Description of the task -
Transcribe the material in full. Nothing should differ except that the pictures are left out.

Given data -

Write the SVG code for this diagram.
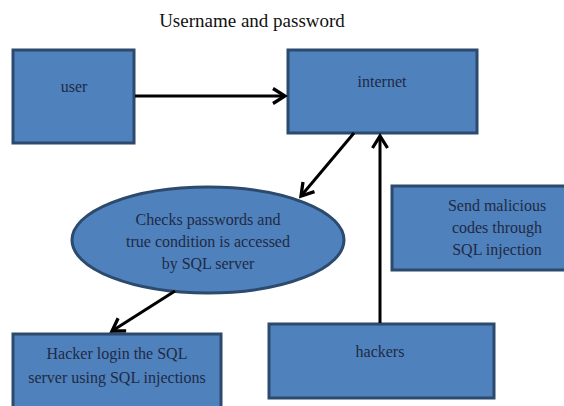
<svg xmlns="http://www.w3.org/2000/svg" width="564" height="406" viewBox="0 0 564 406">
<style>
.box{fill:#4f81bd;stroke:#2b4a6e;stroke-width:3}
.t{font-size:16px;fill:#1f2a44;text-anchor:middle}
.c{stroke:#000;stroke-width:3;fill:none}
</style>
<defs>
<marker id="ah" viewBox="0 0 12 12" refX="10" refY="6" markerWidth="6" markerHeight="6" orient="auto" markerUnits="strokeWidth">
<path d="M2,1 L10,6 L2,11" fill="none" stroke="#000" stroke-width="2.2"/>
</marker>
</defs>
<rect width="564" height="406" fill="#fff"/>
<g font-family="Liberation Serif, Times New Roman, serif">
<text x="252" y="27" font-size="19" fill="#111" text-anchor="middle">Username and password</text>
<g id="user"><rect class="box" x="13" y="50" width="121" height="93"/><text class="t" x="74" y="92">user</text></g>
<g id="internet"><rect class="box" x="288" y="50" width="189" height="83"/><text class="t" x="382" y="87">internet</text></g>
<g id="check"><ellipse class="box" cx="208" cy="240" rx="136" ry="53"/><text class="t" x="208" y="225">Checks passwords and</text><text class="t" x="208" y="247">true condition is accessed</text><text class="t" x="208" y="269">by SQL server</text></g>
<g id="send"><rect class="box" x="392" y="186" width="175" height="84"/><text class="t" x="497" y="211">Send malicious</text><text class="t" x="497" y="233">codes through</text><text class="t" x="497" y="255">SQL injection</text></g>
<g id="hackers"><rect class="box" x="269" y="324" width="225" height="74"/><text class="t" x="380" y="357">hackers</text></g>
<g id="login"><rect class="box" x="13" y="334" width="208" height="80"/><text class="t" x="117" y="359">Hacker login the SQL</text><text class="t" x="117" y="383">server using SQL injections</text></g>
</g>
<g id="connectors">
<line class="c" x1="135" y1="96" x2="285" y2="96" marker-end="url(#ah)"/>
<line class="c" x1="354" y1="133" x2="301" y2="196" marker-end="url(#ah)"/>
<line class="c" x1="380" y1="323" x2="380" y2="136" marker-end="url(#ah)"/>
<line class="c" x1="175" y1="291" x2="112" y2="331" marker-end="url(#ah)"/>
</g>
</svg>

The result -
Write the SVG code for this diagram.
<svg xmlns="http://www.w3.org/2000/svg" width="564" height="406" viewBox="0 0 564 406">
<style>
.box{fill:#4f81bd;stroke:#2b4a6e;stroke-width:3}
.t{font-size:16px;fill:#1f2a44;text-anchor:middle}
.c{stroke:#000;stroke-width:3;fill:none}
</style>
<defs>
<marker id="ah" viewBox="0 0 12 12" refX="10" refY="6" markerWidth="6" markerHeight="6" orient="auto" markerUnits="strokeWidth">
<path d="M2,1 L10,6 L2,11" fill="none" stroke="#000" stroke-width="2.2"/>
</marker>
</defs>
<rect width="564" height="406" fill="#fff"/>
<g font-family="Liberation Serif, Times New Roman, serif">
<text x="252" y="27" font-size="19" fill="#111" text-anchor="middle">Username and password</text>
<g id="user"><rect class="box" x="13" y="50" width="121" height="93"/><text class="t" x="74" y="92">user</text></g>
<g id="internet"><rect class="box" x="288" y="50" width="189" height="83"/><text class="t" x="382" y="87">internet</text></g>
<g id="check"><ellipse class="box" cx="208" cy="240" rx="136" ry="53"/><text class="t" x="208" y="225">Checks passwords and</text><text class="t" x="208" y="247">true condition is accessed</text><text class="t" x="208" y="269">by SQL server</text></g>
<g id="send"><rect class="box" x="392" y="186" width="175" height="84"/><text class="t" x="497" y="211">Send malicious</text><text class="t" x="497" y="233">codes through</text><text class="t" x="497" y="255">SQL injection</text></g>
<g id="hackers"><rect class="box" x="269" y="324" width="225" height="74"/><text class="t" x="380" y="357">hackers</text></g>
<g id="login"><rect class="box" x="13" y="334" width="208" height="80"/><text class="t" x="117" y="359">Hacker login the SQL</text><text class="t" x="117" y="383">server using SQL injections</text></g>
</g>
<g id="connectors">
<line class="c" x1="135" y1="96" x2="285" y2="96" marker-end="url(#ah)"/>
<line class="c" x1="354" y1="133" x2="301" y2="196" marker-end="url(#ah)"/>
<line class="c" x1="380" y1="323" x2="380" y2="136" marker-end="url(#ah)"/>
<line class="c" x1="175" y1="291" x2="112" y2="331" marker-end="url(#ah)"/>
</g>
</svg>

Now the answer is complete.